### PROMPT
Copy exactly the lines that run from the top of the listing to the line containing "var series = [wtp12, wtp18, wtp50];", both ends included, and omit the pictures.
>> BEGIN DATASET CONTENT
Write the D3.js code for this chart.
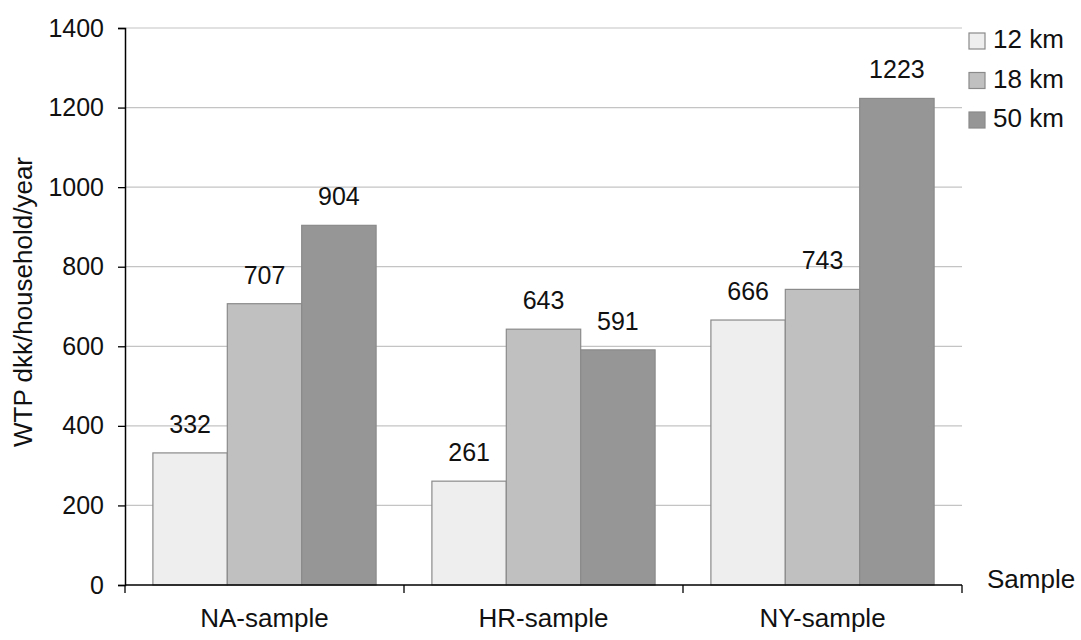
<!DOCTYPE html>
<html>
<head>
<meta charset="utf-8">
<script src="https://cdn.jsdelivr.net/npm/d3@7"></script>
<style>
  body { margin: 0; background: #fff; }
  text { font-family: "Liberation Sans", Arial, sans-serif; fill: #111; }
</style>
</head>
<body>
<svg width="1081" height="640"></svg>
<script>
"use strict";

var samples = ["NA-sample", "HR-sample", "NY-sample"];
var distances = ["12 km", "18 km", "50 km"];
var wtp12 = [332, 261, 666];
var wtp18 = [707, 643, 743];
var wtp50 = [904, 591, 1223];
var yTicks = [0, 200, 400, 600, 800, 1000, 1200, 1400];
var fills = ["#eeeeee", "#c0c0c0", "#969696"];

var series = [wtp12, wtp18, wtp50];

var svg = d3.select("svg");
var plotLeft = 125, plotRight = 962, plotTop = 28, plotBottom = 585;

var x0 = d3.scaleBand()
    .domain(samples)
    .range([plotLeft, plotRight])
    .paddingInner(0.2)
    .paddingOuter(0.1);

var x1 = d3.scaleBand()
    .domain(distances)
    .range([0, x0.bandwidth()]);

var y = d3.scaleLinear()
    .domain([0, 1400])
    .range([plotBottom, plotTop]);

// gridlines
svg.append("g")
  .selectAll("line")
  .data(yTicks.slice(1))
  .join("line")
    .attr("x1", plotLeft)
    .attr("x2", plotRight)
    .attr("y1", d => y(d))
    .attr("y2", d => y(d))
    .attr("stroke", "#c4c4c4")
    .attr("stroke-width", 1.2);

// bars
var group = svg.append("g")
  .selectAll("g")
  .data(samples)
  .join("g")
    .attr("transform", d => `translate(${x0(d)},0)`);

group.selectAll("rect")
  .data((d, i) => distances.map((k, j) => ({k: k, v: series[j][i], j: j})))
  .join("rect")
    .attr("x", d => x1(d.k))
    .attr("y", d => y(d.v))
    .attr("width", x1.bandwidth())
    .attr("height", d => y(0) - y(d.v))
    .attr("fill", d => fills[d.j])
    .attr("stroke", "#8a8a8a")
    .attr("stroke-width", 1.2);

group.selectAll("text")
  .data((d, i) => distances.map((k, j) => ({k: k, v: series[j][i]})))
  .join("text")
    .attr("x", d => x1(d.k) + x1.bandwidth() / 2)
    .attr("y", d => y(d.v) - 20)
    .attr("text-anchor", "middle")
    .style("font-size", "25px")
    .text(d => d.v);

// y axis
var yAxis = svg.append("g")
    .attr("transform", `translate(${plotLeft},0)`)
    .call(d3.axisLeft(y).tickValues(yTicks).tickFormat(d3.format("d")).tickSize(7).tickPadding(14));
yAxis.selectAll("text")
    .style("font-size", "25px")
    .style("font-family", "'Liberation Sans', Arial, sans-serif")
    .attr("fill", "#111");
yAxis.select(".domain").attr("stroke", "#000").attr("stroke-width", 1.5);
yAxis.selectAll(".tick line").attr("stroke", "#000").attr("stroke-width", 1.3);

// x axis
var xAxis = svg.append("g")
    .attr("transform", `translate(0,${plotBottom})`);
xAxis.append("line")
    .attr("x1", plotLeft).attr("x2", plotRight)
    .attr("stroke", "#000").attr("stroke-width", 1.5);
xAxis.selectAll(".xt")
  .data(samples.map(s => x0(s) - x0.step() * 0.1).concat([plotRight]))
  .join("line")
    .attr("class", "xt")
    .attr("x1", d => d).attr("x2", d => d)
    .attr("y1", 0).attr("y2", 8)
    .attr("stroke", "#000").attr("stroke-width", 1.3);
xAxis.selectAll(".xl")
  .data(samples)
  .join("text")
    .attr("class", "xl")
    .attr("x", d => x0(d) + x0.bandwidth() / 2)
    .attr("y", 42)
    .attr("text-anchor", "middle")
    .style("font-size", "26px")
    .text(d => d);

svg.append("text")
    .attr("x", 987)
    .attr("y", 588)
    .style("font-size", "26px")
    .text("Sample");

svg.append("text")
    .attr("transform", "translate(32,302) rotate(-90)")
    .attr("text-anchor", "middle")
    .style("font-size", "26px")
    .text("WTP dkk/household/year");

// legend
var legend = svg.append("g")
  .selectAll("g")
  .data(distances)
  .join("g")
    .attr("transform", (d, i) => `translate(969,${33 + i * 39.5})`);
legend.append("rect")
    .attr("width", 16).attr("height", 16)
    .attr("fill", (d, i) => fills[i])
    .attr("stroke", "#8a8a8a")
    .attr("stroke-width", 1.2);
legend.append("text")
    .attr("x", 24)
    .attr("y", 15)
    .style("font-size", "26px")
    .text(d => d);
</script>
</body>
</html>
>> END DATASET CONTENT
### EXPECTED OUTPUT
Write the D3.js code for this chart.
<!DOCTYPE html>
<html>
<head>
<meta charset="utf-8">
<script src="https://cdn.jsdelivr.net/npm/d3@7"></script>
<style>
  body { margin: 0; background: #fff; }
  text { font-family: "Liberation Sans", Arial, sans-serif; fill: #111; }
</style>
</head>
<body>
<svg width="1081" height="640"></svg>
<script>
"use strict";

var samples = ["NA-sample", "HR-sample", "NY-sample"];
var distances = ["12 km", "18 km", "50 km"];
var wtp12 = [332, 261, 666];
var wtp18 = [707, 643, 743];
var wtp50 = [904, 591, 1223];
var yTicks = [0, 200, 400, 600, 800, 1000, 1200, 1400];
var fills = ["#eeeeee", "#c0c0c0", "#969696"];

var series = [wtp12, wtp18, wtp50];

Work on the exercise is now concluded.